**THE EXERCISE:** Retype the opening lines of the listing below, ending with the line that contains "const boldCategories = ['US", and leave out any pictures.

**STORED RECORDS:**
---*---
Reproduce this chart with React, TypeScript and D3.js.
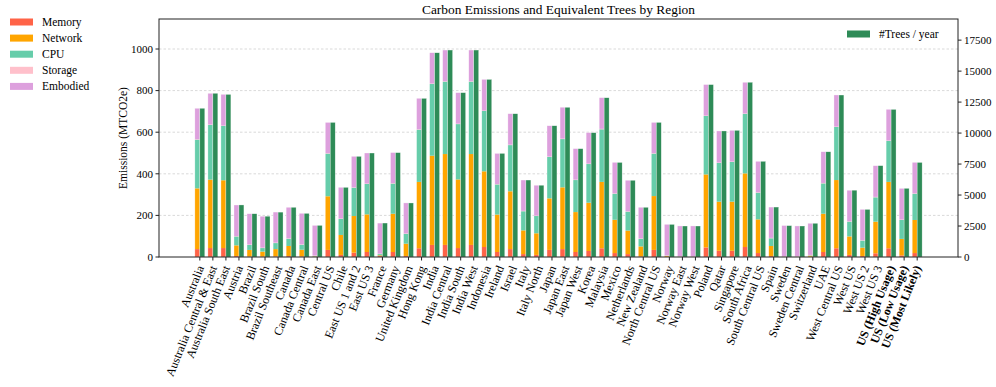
import * as d3 from 'd3';

const categories = [
  'Australia', 'Australia Central & East', 'Australia South East', 'Austria', 'Brazil',
  'Brazil South', 'Brazil Southeast', 'Canada', 'Canada Central', 'Canada East',
  'Central US', 'Chile', 'East US 1 and 2', 'East US 3', 'France', 'Germany',
  'United Kingdom', 'Hong Kong', 'India', 'India Central', 'India South', 'India West',
  'Indonesia', 'Ireland', 'Israel', 'Italy', 'Italy North', 'Japan', 'Japan East',
  'Japan West', 'Korea', 'Malaysia', 'Mexico', 'Netherlands', 'New Zealand',
  'North Central US', 'Norway', 'Norway East', 'Norway West', 'Poland', 'Qatar',
  'Singapore', 'South Africa', 'South Central US', 'Spain', 'Sweden', 'Sweden Central',
  'Switzerland', 'UAE', 'West Central US', 'West US', 'West US 2', 'West US 3',
  'US (High Usage)', 'US (Low Usage)', 'US (Most Likely)',
];

const boldCategories = ['US (High Usage)', 'US (Low Usage)', 'US (Most Likely)'];

// MTCO2e per component
const memory = [
  38, 43, 43, 5, 2, 2, 3, 5, 3, 1, 34, 10, 21, 24, 5, 24, 5, 42, 58, 58, 43, 58, 48, 24,
  38, 14, 10, 34, 38, 24, 29, 42, 19, 14, 3, 34, 1, 0.3, 0.3, 46, 30, 30, 48, 19, 5, 0.3,
  0.3, 1, 24, 42, 10, 5, 18, 42, 8, 19,
];
const network = [
  292, 329, 326, 51, 32, 24, 35, 48, 32, 2, 258, 96, 176, 181, 3, 184, 59, 319, 429, 437,
  330, 437, 364, 180, 278, 114, 104, 248, 297, 192, 232, 319, 160, 113, 48, 259, 4, 0.5,
  0.5, 351, 236, 236, 354, 162, 48, 0.5, 0.5, 5, 184, 328, 89, 40, 152, 319, 79, 159,
];
const cpu = [
  234, 263, 261, 43, 24, 17, 29, 35, 24, 2, 205, 77, 136, 146, 6, 145, 47, 251, 345, 348,
  266, 348, 290, 145, 222, 92, 83, 199, 232, 154, 186, 253, 125, 91, 36, 204, 1, 0.5, 0.5,
  281, 186, 191, 286, 128, 37, 0.5, 0.5, 2, 146, 255, 71, 34, 117, 197, 91, 126,
];
const storage = [
  2, 2, 2, 2, 2, 2, 2, 2, 2, 2, 2, 2, 2, 2, 2, 2, 2, 2, 2, 2, 2, 2, 2, 2, 2, 2, 2, 2, 2, 2,
  2, 2, 2, 2, 2, 2, 2, 2, 2, 2, 2, 2, 2, 2, 2, 2, 2, 2, 2, 2, 2, 2, 2, 2, 2, 2,
];
const embodied = [
  149, 150, 150, 149, 148, 151, 147, 149, 149, 145, 148, 150, 149, 147, 147, 147, 147, 149,
  148, 150, 149, 150, 150, 147, 149, 148, 146, 148, 151, 149, 149, 150, 149, 149, 150, 148,
  149, 146, 146, 149, 152, 150, 150, 149, 148, 148, 146, 152, 150, 152, 149, 148, 150, 150,
  150, 149,
];

// equivalent trees per year
const trees = [
  12000, 13210, 13120, 4200, 3490, 3290, 3620, 4010, 3520, 2550, 10860, 5620, 8120, 8390,
  2740, 8420, 4360, 12800, 16480, 16700, 13260, 16700, 14330, 8360, 11560, 6210, 5790,
  10590, 12080, 8740, 10030, 12850, 7630, 6190, 4010, 10860, 2630, 2500, 2500, 13910,
  10170, 10220, 14100, 7720, 4030, 2530, 2500, 2720, 8490, 13070, 5390, 3840, 7370, 11910,
  5540, 7630,
];

const leftTicks = [0, 200, 400, 600, 800, 1000];
const rightTicks = [0, 2500, 5000, 7500, 10000, 12500, 15000, 17500];

const components = ['Memory', 'Network', 'CPU', 'Storage', 'Embodied'];
const colors = ['#ff6347', '#ffa500', '#66cdaa', '#ffc0cb', '#dda0dd'];
const treeColor = '#2e8b57';

const font = '"Liberation Serif", "DejaVu Serif", serif';

export default function App() {
  const width = 996;
  const height = 387;
  const left = 159;
  const right = 958;
  const top = 19;
  const bottom = 257;

  const rows = categories.map((c, i) => ({
    category: c,
    Memory: memory[i],
    Network: network[i],
    CPU: cpu[i],
    Storage: storage[i],
    Embodied: embodied[i],
  }));
  const totals = rows.map((r) => r.Memory + r.Network + r.CPU + r.Storage + r.Embodied);
  const series = d3.stack<any>().keys(components)(rows);

  const x = d3.scaleBand().domain(categories).range([left, right]).paddingOuter(2.63).paddingInner(0);
  const bw = x.step() * 0.38;
  const cx = (c: string) => (x(c) as number) + x.bandwidth() / 2;

  const yL = d3.scaleLinear().domain([0, (d3.max(totals) as number) * 1.15]).range([bottom, top]);
  const yR = d3.scaleLinear().domain([0, (d3.max(trees) as number) * 1.15]).range([bottom, top]);

  return (
    <div style={{ position: 'absolute', left: 0, top: 0 }}>
      <svg width={width} height={height} style={{ display: 'block', fontFamily: font }}>
        <rect width={width} height={height} fill="white" />

        {/* grid */}
        {leftTicks.slice(1).map((t) => (
          <line key={t} x1={left} x2={right} y1={yL(t)} y2={yL(t)} stroke="#cfcfcf" strokeWidth={0.8} strokeDasharray="2.5,2" />
        ))}

        {/* stacked bars */}
        {series.map((s, k) => (
          <g key={s.key} fill={colors[k]}>
            {s.map((d, i) => (
              <rect
                key={i}
                x={cx(categories[i]) - bw}
                width={bw}
                y={yL(d[1])}
                height={Math.max(0, yL(d[0]) - yL(d[1]))}
              />
            ))}
          </g>
        ))}
        {/* outline of stacked bars */}
        {totals.map((t, i) => (
          <rect key={i} x={cx(categories[i]) - bw} width={bw} y={yL(t)} height={bottom - yL(t)} fill="none" stroke="white" strokeOpacity={0.6} strokeWidth={0.5} />
        ))}

        {/* trees */}
        {trees.map((t, i) => (
          <rect key={i} x={cx(categories[i])} width={bw} y={yR(t)} height={bottom - yR(t)} fill={treeColor} stroke="white" strokeOpacity={0.6} strokeWidth={0.5} />
        ))}

        {/* frame */}
        <rect x={left} y={top} width={right - left} height={bottom - top} fill="none" stroke="#222" strokeWidth={1} />

        {/* left axis */}
        {leftTicks.map((t) => (
          <g key={t} transform={`translate(${left},${yL(t)})`}>
            <line x1={-3.5} x2={0} stroke="#222" />
            <text x={-6} dy="0.35em" textAnchor="end" fontSize={11}>{t}</text>
          </g>
        ))}
        <text transform={`translate(123,${(top + bottom) / 2}) rotate(-90)`} textAnchor="middle" dy="0.35em" fontSize={11.5}>
          Emissions (MTCO2e)
        </text>

        {/* right axis */}
        {rightTicks.map((t) => (
          <g key={t} transform={`translate(${right},${yR(t)})`}>
            <line x1={0} x2={3.5} stroke="#222" />
            <text x={6} dy="0.35em" textAnchor="start" fontSize={11}>{t}</text>
          </g>
        ))}

        {/* x axis */}
        {categories.map((c) => (
          <g key={c} transform={`translate(${cx(c)},${bottom})`}>
            <line y1={0} y2={3.5} stroke="#222" />
            <text
              transform="translate(0.5,9) rotate(-68)"
              textAnchor="end"
              dy="0.35em"
              fontSize={12}
              fontWeight={boldCategories.includes(c) ? 'bold' : 'normal'}
            >
              {c}
            </text>
          </g>
        ))}

        {/* title */}
        <text x={(left + right) / 2} y={14} textAnchor="middle" fontSize={13.4}>
          Carbon Emissions and Equivalent Trees by Region
        </text>

        {/* component legend */}
        {components.map((c, k) => (
          <g key={c} transform={`translate(10,${22 + k * 16.1})`}>
            <rect x={0} y={-3.5} width={23} height={7} fill={colors[k]} />
            <text x={32} dy="0.35em" fontSize={11.5}>{c}</text>
          </g>
        ))}

        {/* trees legend */}
        <g transform="translate(847,34)">
          <rect x={0} y={-3.5} width={23} height={7} fill={treeColor} />
          <text x={32} dy="0.35em" fontSize={11.5}>#Trees / year</text>
        </g>
      </svg>
    </div>
  );
}
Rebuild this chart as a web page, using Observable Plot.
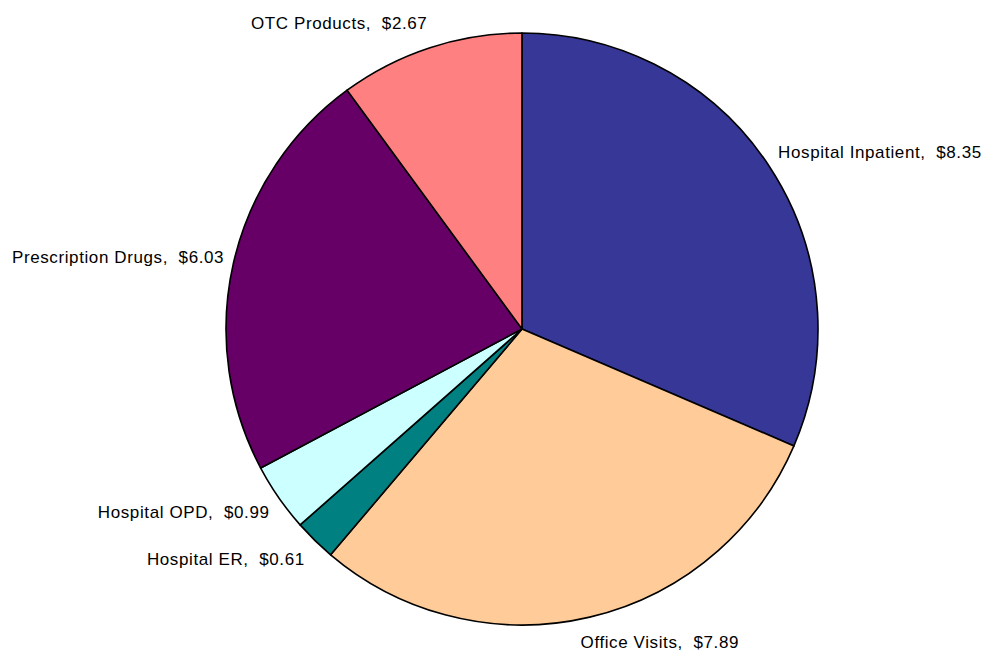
<!DOCTYPE html>
<html>
<head>
<meta charset="utf-8">
<script src="https://cdn.jsdelivr.net/npm/d3@7"></script>
<script src="https://cdn.jsdelivr.net/npm/@observablehq/plot@0.6"></script>
<style>
  html, body { margin: 0; padding: 0; background: #fff; }
  #chart svg text { letter-spacing: 0.6px; }
</style>
</head>
<body>
<div id="chart"></div>
<script>
const categories = ["Hospital Inpatient", "Office Visits", "Hospital ER", "Hospital OPD", "Prescription Drugs", "OTC Products"];
const values = [8.35, 7.89, 0.61, 0.99, 6.03, 2.67];
const colors = ["#373797", "#FFCC99", "#008080", "#CCFFFF", "#660066", "#FF8080"];

const W = 985, H = 651;
const cx = 522, cy = 329, R = 296;

const pieGen = d3.pie().sort(null).value(d => d.value);
const data = categories.map((c, i) => ({category: c, value: values[i], color: colors[i]}));
const arcs = pieGen(data);
const slices = arcs.map(a => {
  const mid = (a.startAngle + a.endAngle) / 2;
  const s = Math.sin(mid), c = Math.cos(mid);
  return {
    ...a,
    label: `${a.data.category},\u00a0\u00a0$${a.data.value.toFixed(2)}`,
    lx: 1.034 * s - 0.045 * Math.pow(Math.max(0, -c), 4),
    ly: 1.088 * c,
    anchor: s >= 0 ? "start" : "end"
  };
});

const pieMark = (index, scales) => {
  const x0 = scales.x(0), y0 = scales.y(0);
  const r = scales.x(1) - scales.x(0);
  const arcGen = d3.arc().innerRadius(0).outerRadius(r);
  const g = d3.create("svg:g").attr("transform", `translate(${x0},${y0})`);
  g.selectAll("path").data(slices).join("path")
    .attr("d", d => arcGen(d))
    .attr("fill", d => d.data.color)
    .attr("stroke", "#000")
    .attr("stroke-width", 1.6)
    .attr("stroke-linejoin", "round");
  return g.node();
};

const plot = Plot.plot({
  width: W,
  height: H,
  margin: 0,
  x: {domain: [-cx / R, (W - cx) / R], axis: null},
  y: {domain: [-(H - cy) / R, cy / R], axis: null},
  style: {fontFamily: "Liberation Sans, Arial, sans-serif", background: "#fff"},
  marks: [
    pieMark,
    Plot.text(slices.filter(d => d.anchor === "start"), {x: "lx", y: "ly", text: "label", textAnchor: "start", fontSize: 17, fill: "#000"}),
    Plot.text(slices.filter(d => d.anchor === "end"), {x: "lx", y: "ly", text: "label", textAnchor: "end", fontSize: 17, fill: "#000"})
  ]
});
document.getElementById("chart").appendChild(plot);
</script>
</body>
</html>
---*---
**THE SOLUTION:**
Reproduce this chart with React, TypeScript and D3.js.
import * as d3 from 'd3';

const categories = [
  'Australia', 'Australia Central & East', 'Australia South East', 'Austria', 'Brazil',
  'Brazil South', 'Brazil Southeast', 'Canada', 'Canada Central', 'Canada East',
  'Central US', 'Chile', 'East US 1 and 2', 'East US 3', 'France', 'Germany',
  'United Kingdom', 'Hong Kong', 'India', 'India Central', 'India South', 'India West',
  'Indonesia', 'Ireland', 'Israel', 'Italy', 'Italy North', 'Japan', 'Japan East',
  'Japan West', 'Korea', 'Malaysia', 'Mexico', 'Netherlands', 'New Zealand',
  'North Central US', 'Norway', 'Norway East', 'Norway West', 'Poland', 'Qatar',
  'Singapore', 'South Africa', 'South Central US', 'Spain', 'Sweden', 'Sweden Central',
  'Switzerland', 'UAE', 'West Central US', 'West US', 'West US 2', 'West US 3',
  'US (High Usage)', 'US (Low Usage)', 'US (Most Likely)',
];

const boldCategories = ['US (High Usage)', 'US (Low Usage)', 'US (Most Likely)'];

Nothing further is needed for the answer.